February 2008


I feel like I am trying to do too much – and am slowly realising that “down time” is allowed…

After a very hectic work week last week (still getting used to working 11/12/13 hour days) all I wanted to do was relax this last weekend – but alas…

We had Paula and Lyndon round for dinner on Thursday night – cooked a great roast lamb. In the absence of Woolies I’ve had to get creative in order to find really good food – and after hunting around a bit I found a fabulous website: www.gourmetegypt.com. You can order Australian beef, veal, lamb, fish, pies and even avocados! Amazing find I tell you! You order online (amazing, considering how backwards the internet is here eg. the credit card details on the bank’s website include our terms and conditions – that’s it! Absolutely nothing about what a credit card is, or what products we offer…), and the food gets delivered to your door – frozen – all the way from Down Under (yes, it does cost a fortune!)

We played a very competitive game of Risk, where the girls ended up making an alliance against the boys, and I’m pleased to announce that I took over the world (it took until 2am!) Half way through our board game, we decided we wanted a sheesha – so we phoned the restuarant down the road and managed to convince them to deliver a sheesha to us!

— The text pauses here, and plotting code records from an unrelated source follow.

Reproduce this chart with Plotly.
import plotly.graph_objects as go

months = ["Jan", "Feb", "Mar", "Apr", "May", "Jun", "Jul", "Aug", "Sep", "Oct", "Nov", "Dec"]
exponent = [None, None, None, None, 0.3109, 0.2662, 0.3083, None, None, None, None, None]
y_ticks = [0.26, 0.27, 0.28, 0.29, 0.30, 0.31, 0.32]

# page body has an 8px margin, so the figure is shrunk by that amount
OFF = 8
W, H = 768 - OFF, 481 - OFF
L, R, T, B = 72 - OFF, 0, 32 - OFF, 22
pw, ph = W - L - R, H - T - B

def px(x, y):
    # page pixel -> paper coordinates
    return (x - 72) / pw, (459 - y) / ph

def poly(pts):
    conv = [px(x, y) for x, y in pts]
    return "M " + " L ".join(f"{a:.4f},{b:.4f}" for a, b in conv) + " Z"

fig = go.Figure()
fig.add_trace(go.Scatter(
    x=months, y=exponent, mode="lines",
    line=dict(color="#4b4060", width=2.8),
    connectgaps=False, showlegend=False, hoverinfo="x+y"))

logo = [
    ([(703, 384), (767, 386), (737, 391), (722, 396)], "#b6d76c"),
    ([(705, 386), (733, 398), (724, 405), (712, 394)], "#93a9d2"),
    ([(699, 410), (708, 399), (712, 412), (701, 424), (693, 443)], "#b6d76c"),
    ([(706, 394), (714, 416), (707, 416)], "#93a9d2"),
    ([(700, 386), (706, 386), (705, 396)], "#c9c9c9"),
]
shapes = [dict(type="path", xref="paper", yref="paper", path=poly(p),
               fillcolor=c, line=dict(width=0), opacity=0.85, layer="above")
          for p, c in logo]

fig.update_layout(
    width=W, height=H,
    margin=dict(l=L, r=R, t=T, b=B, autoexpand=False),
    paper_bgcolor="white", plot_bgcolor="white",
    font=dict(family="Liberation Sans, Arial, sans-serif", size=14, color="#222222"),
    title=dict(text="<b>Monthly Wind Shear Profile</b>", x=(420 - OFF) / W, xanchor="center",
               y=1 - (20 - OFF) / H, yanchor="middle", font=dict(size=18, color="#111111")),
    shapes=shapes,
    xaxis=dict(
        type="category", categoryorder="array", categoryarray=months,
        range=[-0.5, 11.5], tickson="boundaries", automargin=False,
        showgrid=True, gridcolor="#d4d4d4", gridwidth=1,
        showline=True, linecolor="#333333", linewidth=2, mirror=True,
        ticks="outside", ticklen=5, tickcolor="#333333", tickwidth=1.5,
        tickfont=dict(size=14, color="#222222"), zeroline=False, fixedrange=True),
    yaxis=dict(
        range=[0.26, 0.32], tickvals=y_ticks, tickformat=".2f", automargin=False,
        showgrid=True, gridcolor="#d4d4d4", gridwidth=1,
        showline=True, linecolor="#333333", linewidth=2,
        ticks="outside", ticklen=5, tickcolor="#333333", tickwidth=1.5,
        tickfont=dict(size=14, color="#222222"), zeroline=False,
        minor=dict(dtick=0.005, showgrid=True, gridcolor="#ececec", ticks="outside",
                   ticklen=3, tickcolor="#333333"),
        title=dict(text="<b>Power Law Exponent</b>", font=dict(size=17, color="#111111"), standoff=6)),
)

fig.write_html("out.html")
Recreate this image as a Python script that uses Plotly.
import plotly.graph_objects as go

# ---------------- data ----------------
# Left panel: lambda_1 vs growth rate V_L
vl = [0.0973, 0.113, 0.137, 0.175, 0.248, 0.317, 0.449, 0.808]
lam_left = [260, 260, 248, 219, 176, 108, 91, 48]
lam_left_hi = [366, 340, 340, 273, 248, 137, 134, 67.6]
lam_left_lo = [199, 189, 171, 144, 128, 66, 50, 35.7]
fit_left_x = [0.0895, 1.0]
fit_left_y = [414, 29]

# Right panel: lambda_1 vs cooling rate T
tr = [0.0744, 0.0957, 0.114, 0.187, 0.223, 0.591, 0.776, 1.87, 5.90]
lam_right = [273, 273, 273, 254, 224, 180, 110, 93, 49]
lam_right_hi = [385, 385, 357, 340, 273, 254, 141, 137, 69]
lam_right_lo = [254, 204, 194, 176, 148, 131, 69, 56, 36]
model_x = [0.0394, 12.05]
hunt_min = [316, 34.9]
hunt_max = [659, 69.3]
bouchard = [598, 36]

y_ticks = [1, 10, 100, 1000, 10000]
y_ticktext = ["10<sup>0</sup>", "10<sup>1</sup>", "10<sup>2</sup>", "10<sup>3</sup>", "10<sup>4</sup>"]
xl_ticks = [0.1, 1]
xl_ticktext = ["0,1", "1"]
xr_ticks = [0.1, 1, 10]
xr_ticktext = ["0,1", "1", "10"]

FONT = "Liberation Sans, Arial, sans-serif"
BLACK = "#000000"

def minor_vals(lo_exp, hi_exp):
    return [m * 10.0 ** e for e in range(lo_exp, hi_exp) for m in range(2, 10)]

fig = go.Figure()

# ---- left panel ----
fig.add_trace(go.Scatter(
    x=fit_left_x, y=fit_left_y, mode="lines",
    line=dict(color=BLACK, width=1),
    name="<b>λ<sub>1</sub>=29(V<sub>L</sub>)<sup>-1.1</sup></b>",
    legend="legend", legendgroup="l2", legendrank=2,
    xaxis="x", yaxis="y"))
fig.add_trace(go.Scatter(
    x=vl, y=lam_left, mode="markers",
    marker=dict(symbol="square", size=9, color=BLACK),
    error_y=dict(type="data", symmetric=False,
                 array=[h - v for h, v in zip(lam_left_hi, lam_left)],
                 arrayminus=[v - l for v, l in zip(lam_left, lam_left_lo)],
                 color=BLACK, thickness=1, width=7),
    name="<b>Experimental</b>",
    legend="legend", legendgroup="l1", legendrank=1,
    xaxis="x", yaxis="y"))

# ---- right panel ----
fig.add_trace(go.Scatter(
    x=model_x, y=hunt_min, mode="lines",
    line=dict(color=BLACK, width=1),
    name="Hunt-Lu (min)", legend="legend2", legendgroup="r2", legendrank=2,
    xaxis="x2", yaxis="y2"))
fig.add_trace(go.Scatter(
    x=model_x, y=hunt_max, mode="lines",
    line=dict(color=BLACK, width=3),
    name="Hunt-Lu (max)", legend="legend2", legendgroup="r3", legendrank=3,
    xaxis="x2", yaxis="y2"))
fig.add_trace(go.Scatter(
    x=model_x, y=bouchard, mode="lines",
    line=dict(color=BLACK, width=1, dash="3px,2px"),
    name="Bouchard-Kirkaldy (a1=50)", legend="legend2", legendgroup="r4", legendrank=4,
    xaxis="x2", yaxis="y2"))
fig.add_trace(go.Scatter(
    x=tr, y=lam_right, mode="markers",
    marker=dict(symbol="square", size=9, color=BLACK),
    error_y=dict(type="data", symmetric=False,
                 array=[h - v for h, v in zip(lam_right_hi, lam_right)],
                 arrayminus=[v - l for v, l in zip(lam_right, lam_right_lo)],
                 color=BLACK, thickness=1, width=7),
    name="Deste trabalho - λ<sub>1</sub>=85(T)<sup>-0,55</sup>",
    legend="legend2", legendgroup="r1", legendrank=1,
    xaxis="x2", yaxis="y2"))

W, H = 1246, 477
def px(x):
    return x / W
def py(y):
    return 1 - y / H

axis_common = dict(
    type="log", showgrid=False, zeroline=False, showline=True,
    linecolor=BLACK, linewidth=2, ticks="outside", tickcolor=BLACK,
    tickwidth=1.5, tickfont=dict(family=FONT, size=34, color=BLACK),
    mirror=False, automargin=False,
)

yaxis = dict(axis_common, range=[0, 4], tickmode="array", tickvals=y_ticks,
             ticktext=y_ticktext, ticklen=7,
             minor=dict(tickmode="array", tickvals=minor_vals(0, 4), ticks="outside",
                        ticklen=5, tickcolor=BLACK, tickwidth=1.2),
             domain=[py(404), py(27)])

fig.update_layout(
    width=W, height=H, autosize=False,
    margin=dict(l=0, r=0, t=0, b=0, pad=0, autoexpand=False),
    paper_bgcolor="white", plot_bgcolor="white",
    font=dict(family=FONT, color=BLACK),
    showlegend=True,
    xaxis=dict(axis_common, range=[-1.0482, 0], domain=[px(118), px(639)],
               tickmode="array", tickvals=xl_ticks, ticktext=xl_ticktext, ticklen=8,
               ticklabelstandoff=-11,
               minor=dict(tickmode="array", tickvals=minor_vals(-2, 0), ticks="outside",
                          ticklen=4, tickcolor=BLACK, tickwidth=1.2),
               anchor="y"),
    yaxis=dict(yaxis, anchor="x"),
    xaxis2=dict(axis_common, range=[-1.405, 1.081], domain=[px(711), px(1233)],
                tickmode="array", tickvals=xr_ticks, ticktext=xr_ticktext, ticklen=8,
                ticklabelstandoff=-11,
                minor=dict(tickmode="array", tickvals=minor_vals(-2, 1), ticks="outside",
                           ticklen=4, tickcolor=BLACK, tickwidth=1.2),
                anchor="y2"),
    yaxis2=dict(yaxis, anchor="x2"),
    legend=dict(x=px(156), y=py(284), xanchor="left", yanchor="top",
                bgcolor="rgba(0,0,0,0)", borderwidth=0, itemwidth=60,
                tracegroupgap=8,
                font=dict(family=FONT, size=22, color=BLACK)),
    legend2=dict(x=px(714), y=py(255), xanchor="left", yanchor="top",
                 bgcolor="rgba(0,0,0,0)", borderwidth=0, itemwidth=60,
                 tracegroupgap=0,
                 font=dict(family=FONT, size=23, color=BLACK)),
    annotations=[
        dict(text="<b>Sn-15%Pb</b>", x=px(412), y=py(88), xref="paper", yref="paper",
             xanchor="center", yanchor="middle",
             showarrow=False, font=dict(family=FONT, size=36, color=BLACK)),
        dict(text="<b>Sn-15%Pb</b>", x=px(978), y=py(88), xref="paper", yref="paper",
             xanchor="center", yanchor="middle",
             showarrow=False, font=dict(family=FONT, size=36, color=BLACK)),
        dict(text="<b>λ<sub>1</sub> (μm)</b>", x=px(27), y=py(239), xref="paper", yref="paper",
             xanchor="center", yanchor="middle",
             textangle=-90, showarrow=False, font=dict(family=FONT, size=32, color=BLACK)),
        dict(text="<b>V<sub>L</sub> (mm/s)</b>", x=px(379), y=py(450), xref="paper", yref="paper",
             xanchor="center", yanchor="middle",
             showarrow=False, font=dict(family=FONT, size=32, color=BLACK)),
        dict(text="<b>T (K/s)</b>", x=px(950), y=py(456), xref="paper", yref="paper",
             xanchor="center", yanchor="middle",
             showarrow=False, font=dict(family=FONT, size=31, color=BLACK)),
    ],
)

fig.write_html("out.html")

The sheesha guy brought it across and set it up for us – with the most unbelievably elaborate tin foil additions – look at the photos for the tinfoil bow!

On Friday I had my first horse show in about 3 years! I rode Foxy Lady in the 1.10m class. We had a pole down, but she went well. Amazing how horse shows are the same all over the world – hurry-up and wait! But I managed to squeeze into all my old show kit, and looked semi professional! I’ve put photos up – have a look and appreciate the highway going over the main arena!

On Friday night we had Ahmed, Sherin and Karim round for dinner, and on Saturday we headed to Karim’s travel agent to book our trips to Sharm el Sheikh, London and Croatia (how exciting!).

Then we headed to a place called the BCA in Mohandisseen to watch the rugby. It was a ground floor flat + a second story apartment, that had been converted into a sort of expat pub. I walked upstairs to be ogled at by about 7 lecherous men sitting at the bar swigging beer… Western men have an amazing ability to drool at women and make them feel very uncomfortable. Egyptians ogle in a much more polite and less invasive manner (but oh my, can they ogle!) I am going to get home one day, and be really disappointed that no-one looks and catcalls at me anymore!

Paula and I played three games of pool, and after she annihiliated me 3 times, we decided we had had enough of the grose men, and tootled off for a facial at the one and only Clarins spa in the whole of Egypt. Blissful, but still not quite the same as home! Headed off to a Korean restuarant after that and had to cook our own food on a fire in front of us.

I finally made it home, only to be compltely panicked that I was never going to survive another week of 11 hour work days having had no time to put my feet up all weekend.

So tonight I am sitting at home chilling – about to head to bed actually!

(I sent a message to Cielo and Foxy Lady that I would see them tomorrow evening…)

Muslim people that pray a lot sometimes get a mark on their forehead because of the constant friction of their forehead on their prayer mat. I kid you not…

It sounds completely far fetched, but after staring at a couple of foreheads today at work, it is unbelievable how obvious they are! People with marks literally have a 3cm diameter dark ring on their forehead. I enquired if this was actually a cool thing to get, because it proved you were very religious, but this is not the case. Apparently some people don’t even have to pray much to get these marks – they are just prone to them…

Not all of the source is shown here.